Johann Sebastian Bach, une vision du monde par la musique
par Gilles Cantagrel
Résumé
Si la pensée de l’homme se manifeste de multiples façons, c’est chez le compositeur de musique principalement par l’agencement de structures du matériau sonore et ses développements organiques. Dans la première moitié du XVIIIème occidental, Johann Sebastian Bach, quasi contemporain de Leibniz, présente sous cet angle le cas très particulier d’un créateur qui a poussé à des extrémités insoupçonnées de richesse et de complexité ces techniques, dont on n’a pas encore aujourd’hui épuisé le décryptage et l’interprétation. Et les musiciens qui lui ont succédé ont unanimement reconnu à son œuvre la puissance d’un langage syncrétique résumant et exaltant toute la pensée musicale occidentale jusqu’à lui.
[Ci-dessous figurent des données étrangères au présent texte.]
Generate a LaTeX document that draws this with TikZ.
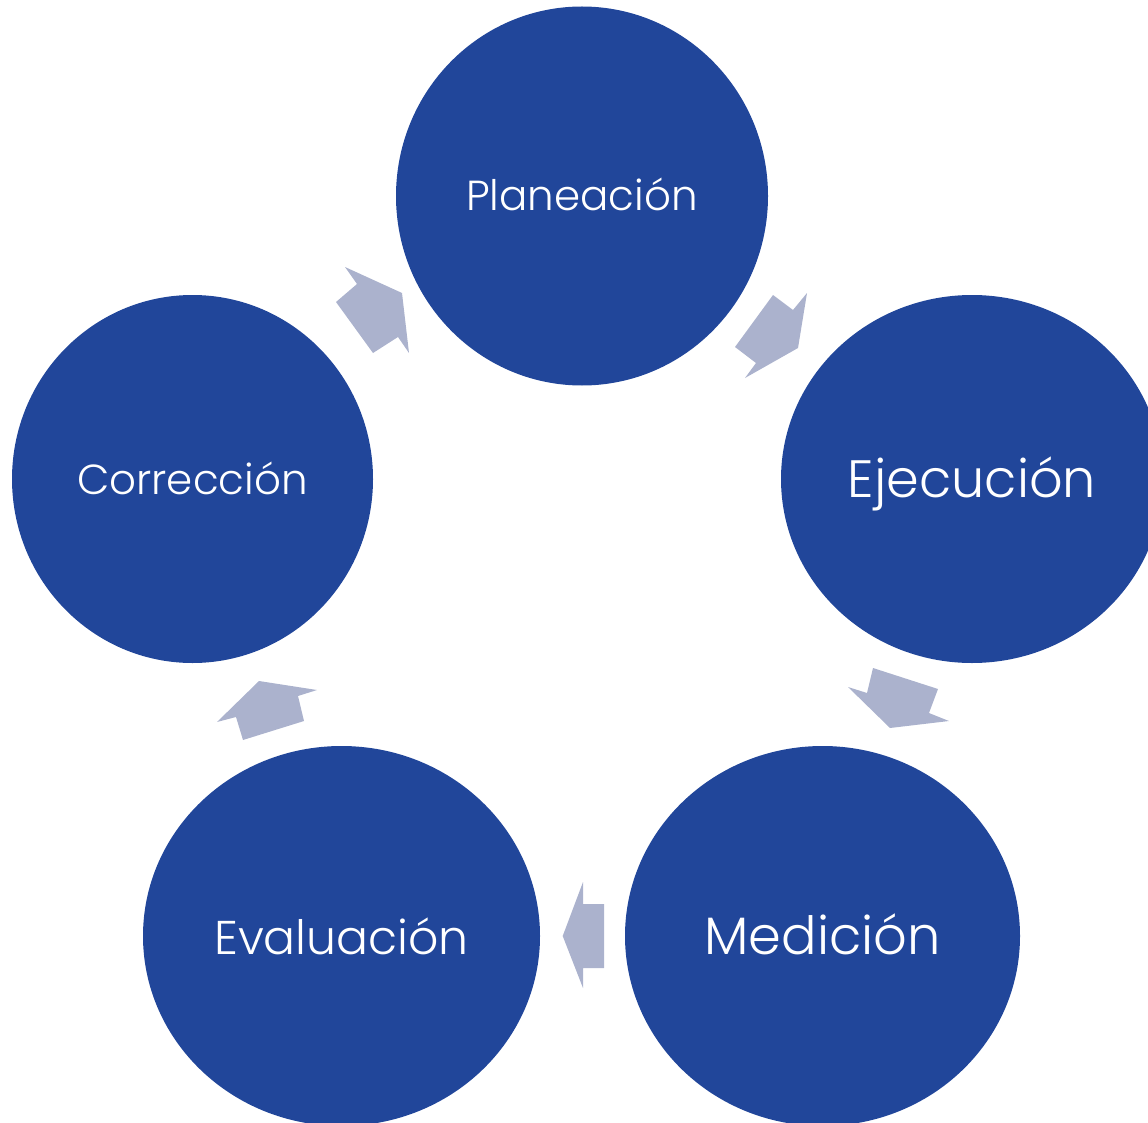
\documentclass[tikz,border=0pt]{standalone}
\usepackage{fontspec}
\setmainfont{Poppins Light}
\usetikzlibrary{shapes.geometric}
\definecolor{circblue}{RGB}{33,70,154}
\definecolor{arrowgray}{RGB}{171,178,205}
\tikzset{
  stage/.style={ellipse, fill=circblue, draw=none, inner sep=0pt},
  lbl/.style={anchor=base, inner sep=0pt, text=white},
  blockarrow/.style={fill=arrowgray, draw=none}
}
\begin{document}
\begin{tikzpicture}[x=0.75pt, y=-0.75pt]
\useasboundingbox (0,0) rectangle (1148,1123);
\clip (0,0) rectangle (1148,1123);
\node[stage, minimum width=372*0.75pt, minimum height=379*0.75pt] (plan) at (582,196) {};
\node[stage, minimum width=382*0.75pt, minimum height=368*0.75pt] (ejec) at (972,479) {};
\node[stage, minimum width=361*0.75pt, minimum height=368*0.75pt] (corr) at (192.5,479) {};
\node[stage, minimum width=397*0.75pt, minimum height=380*0.75pt] (eval) at (341.5,936) {};
\node[stage, minimum width=395*0.75pt, minimum height=380*0.75pt] (medi) at (822.5,936) {};
% labels
\node[lbl, font=\fontsize{31.5}{31.5}\selectfont] (planT) at ([yshift=-15*0.75pt]plan.center) {Planeación};
\node[lbl, font=\fontsize{39.4}{39.4}\selectfont] (ejecT) at ([yshift=-18.5*0.75pt]ejec.center) {Ejecución};
\node[lbl, font=\fontsize{31.5}{31.5}\selectfont] (corrT) at ([yshift=-15*0.75pt]corr.center) {Corrección};
\node[lbl, font=\fontsize{35.5}{35.5}\selectfont] (evalT) at ([yshift=-18*0.75pt]eval.center) {Evaluación};
\node[lbl, font=\fontsize{39.5}{39.5}\selectfont] (mediT) at ([yshift=-18*0.75pt]medi.center) {Medición};
% block arrows
\fill[blockarrow] (345,267) -- (402,293) -- (409,353) -- (398,337) -- (373,353) -- (336,302) -- (357,284) -- cycle;
\fill[blockarrow] (807,293) -- (798,348) -- (745,378) -- (756,363) -- (735,347) -- (773,295) -- (793,310) -- cycle;
\fill[blockarrow] (848,687) -- (890,728) -- (949,721) -- (929,713) -- (938,689) -- (873,668) -- (867,693) -- cycle;
\fill[blockarrow] (583,882) -- (562.7,936) -- (583,988) -- (583,968) -- (604,968) -- (604,904) -- (583,904) -- cycle;
\fill[blockarrow] (217,722) -- (259,681) -- (317,690) -- (298,696) -- (304,721) -- (243,740) -- (236,717) -- cycle;
\end{tikzpicture}
\end{document}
A la donnée contingente d’une œuvre le plus souvent destinée à une fonction précise dans la société du temps, à ses composantes textuelles et au plaisir esthétique qu’elle suscite, se superposent des fonctions parallèles, dans une rhétorique possédant une très forte valeur sémantique intrinsèque. Bach met en effet en œuvre, à plusieurs niveaux, une combinatoire unique en son genre dans toute l’histoire de la musique. Fondamentalement polysémique, le discours sonore qu’il ne cesse de tenir est un constant défi à la mort, mais aussi une lecture de l’univers et de la place qu’y tient l’homme, dans une vision cohérente et ordonnée de nature spirituelle.